備忘録

思いついたことを書いたり、書かなかったり

シャッター アイランド

 久しぶりに映画を見た。『シャッター アイランド』というミステリー小説をもとにした映画である。

 

 精神病患者が隔離された孤島に派遣された連邦保安官のテディと、相棒のチャックを軸にした物語だ。

 

 目的は行方をくらました孤島の患者レイチェルを捜索することだったが、物語が進むにつれて雲行きは怪しくなっていく。
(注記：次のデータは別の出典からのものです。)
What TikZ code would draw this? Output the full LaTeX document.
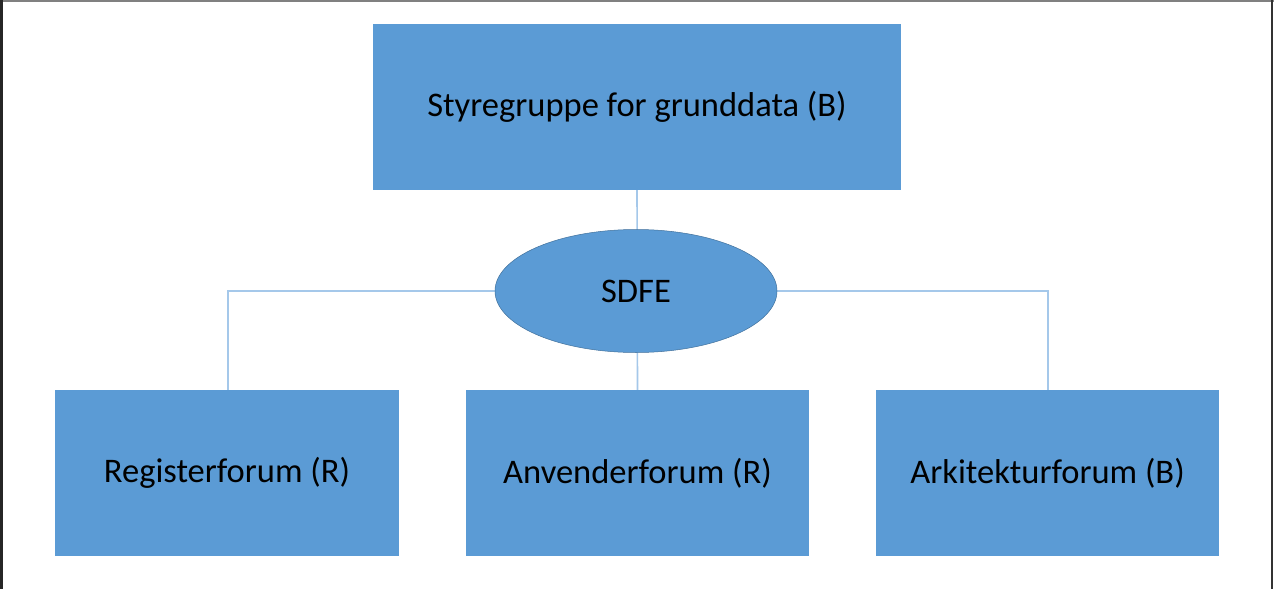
\documentclass[tikz,border=0pt]{standalone}
\usepackage{fontspec}
\setmainfont{Carlito}
\usetikzlibrary{shapes.geometric}
\definecolor{boxblue}{HTML}{5B9BD5}
\definecolor{linkblue}{HTML}{A5C8EA}
\definecolor{ellborder}{HTML}{41719C}
\tikzset{
  orgbox/.style={draw=none, fill=boxblue, rectangle, inner sep=0pt, font=\fontsize{34.5}{40}\selectfont, text=black},
  orgell/.style={draw=ellborder, line width=0.5pt, fill=boxblue, ellipse, inner sep=0pt, font=\fontsize{34.5}{40}\selectfont, text=black},
  link/.style={draw=linkblue, line width=1.6pt}
}
\begin{document}
\begin{tikzpicture}[x=1pt,y=-1pt]
\useasboundingbox (0,0) rectangle (1274,589);
\fill[white] (0,0) rectangle (1274,589);
% frame
\draw[gray, line width=2pt] (0,1) -- (1274,1);
\draw[black!85, line width=3pt] (1.5,0) -- (1.5,589);
\draw[black!80, line width=2pt] (1272,0) -- (1272,589);
% nodes
\node[orgbox, minimum width=528pt, minimum height=166pt] (top) at (637,107) {Styregruppe for grunddata (B)};
\node[orgbox, minimum width=344pt, minimum height=166pt] (reg) at (227,473) {Registerforum (R)};
\node[orgbox, minimum width=343pt, minimum height=166pt] (anv) at (637.5,473) {Anvenderforum (R)};
\node[orgbox, minimum width=343pt, minimum height=166pt] (ark) at (1047.5,473) {Arkitekturforum (B)};
\coordinate (hl) at (228,291);
\coordinate (hr) at (1048,291);
% connectors (behind ellipse)
\draw[link] (top.south) -- (anv.north);
\draw[link] (reg.north -| hl) -- (hl) -- (hr) -- (ark.north -| hr);
\node[orgell, minimum width=282pt, minimum height=123pt] (sdfe) at (636,291) {SDFE};
\end{tikzpicture}
\end{document}
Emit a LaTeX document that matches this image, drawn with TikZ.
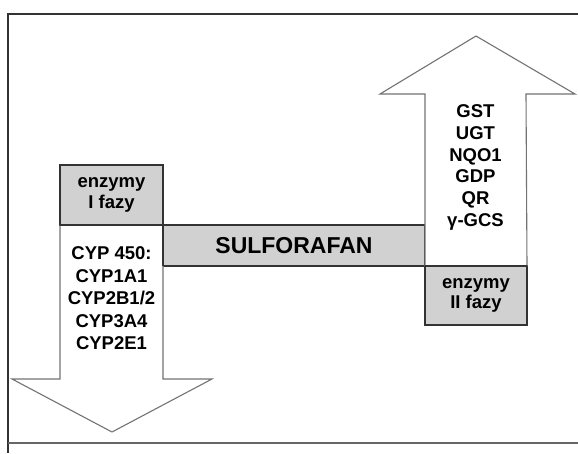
\documentclass[tikz,border=0pt]{standalone}
\usepackage{fontspec}
\setmainfont{Liberation Sans}
\usetikzlibrary{positioning}

\begin{document}
\begin{tikzpicture}[
  x=1pt, y=-1pt,
  gbox/.style={draw=black!80, line width=1.3pt, fill=black!18, outer sep=0pt, inner sep=0pt,
    minimum width=103pt, minimum height=60pt, align=center,
    font=\fontsize{18.5}{20.5}\selectfont\bfseries},
  bar/.style={draw=black!80, line width=1.3pt, fill=black!18, outer sep=0pt, inner sep=0pt,
    minimum width=262pt, minimum height=41pt, font=\fontsize{23}{25}\selectfont\bfseries},
  arrowshape/.style={draw=black!55, line width=1.1pt, fill=white, line join=miter},
  list/.style={align=center, inner sep=0pt, font=\fontsize{18.5}{22.5}\selectfont\bfseries},
  frame/.style={draw=black!80, line width=1.1pt},
]
\useasboundingbox (0,0) rectangle (578,453);

% frame
\draw[frame] (578,14) -- (8,14) -- (8,453);
\draw[frame, draw=black!60, line width=1.4pt] (8,443) -- (578,443);

% phase I box and middle bar
\node[gbox] (faza1) at (111.5,195) {enzymy\\I fazy};
\node[bar, anchor=north west] (sulf) at (faza1.south east) {SULFORAFAN};
\node[gbox, minimum width=102pt, minimum height=59pt, anchor=north west] (faza2) at (sulf.south east) {enzymy\\II fazy};

% arrows down / up
\draw[arrowshape] (faza1.south west) -- (60,379) -- (12,379) -- (112,432) -- (212,379) -- (163,379) -- (faza1.south east);
\draw[arrowshape] (faza2.north west) -- (425,94) -- (380,94) -- (476,36) -- (575,94) -- (526,94) -- (faza2.north east);
% box edges over arrow outlines
\draw[draw=black!80, line width=1.3pt] (faza1.south west) -- (faza1.south east);
\draw[draw=black!80, line width=1.3pt] (faza2.north west) -- (faza2.north east);
\draw[draw=black!80, line width=1.3pt] (sulf.north west) -- (sulf.south west);

% enzyme lists
\node[list] (cyp) at (111.5,298.5) {CYP 450:\\CYP1A1\\CYP2B1/2\\CYP3A4\\CYP2E1};
\node[list, font=\fontsize{18.5}{21.8}\selectfont\bfseries] (gst) at (475.5,167.5) {GST\\UGT\\NQO1\\GDP\\QR\\γ-GCS};

\end{tikzpicture}
\end{document}
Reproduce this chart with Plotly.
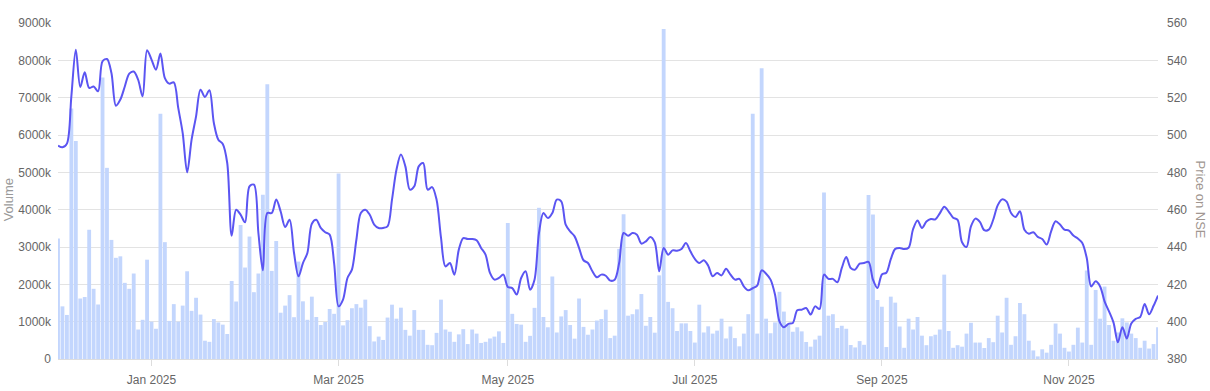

恐ろしくも強大な陰謀が、この事件にはある……と気が付いたテディと視聴者は、謎に深く入り込んでいく。

 

 私が何点か本作で気に入ったポイントを挙げるとするならば、テディが最後の台詞を紡ぐところ。そして、序盤に院長の家で吸っていたタバコの煙が戻る演出。

 

 最後の台詞がどうであれ、解釈によっては物悲しさを抱く。個人的にはタバコを素直に受け取ったことから、間違いなく彼は何かを取り戻してはいたんだろうと思った。

 

 かなり序盤にタバコの煙が戻る演出も憎かった。煙が戻る=過去へ巻き戻っている演出は、当時の出来事を想起させる。ここである程度の合点がいってしまい、なんとなく最後まで予想はできたが、本当にそうなのだろうかと思わせる演出と展開には脱帽だ。

 

 細かい演出もさることながら、最後の最後まで思考を巡らせることを促すような仕組みに感動した。

 

 惜しむらくは、私がこの映画を見るまで10年近くもかかってしまったことだろう。もっと早く出会っておきたかったものだ。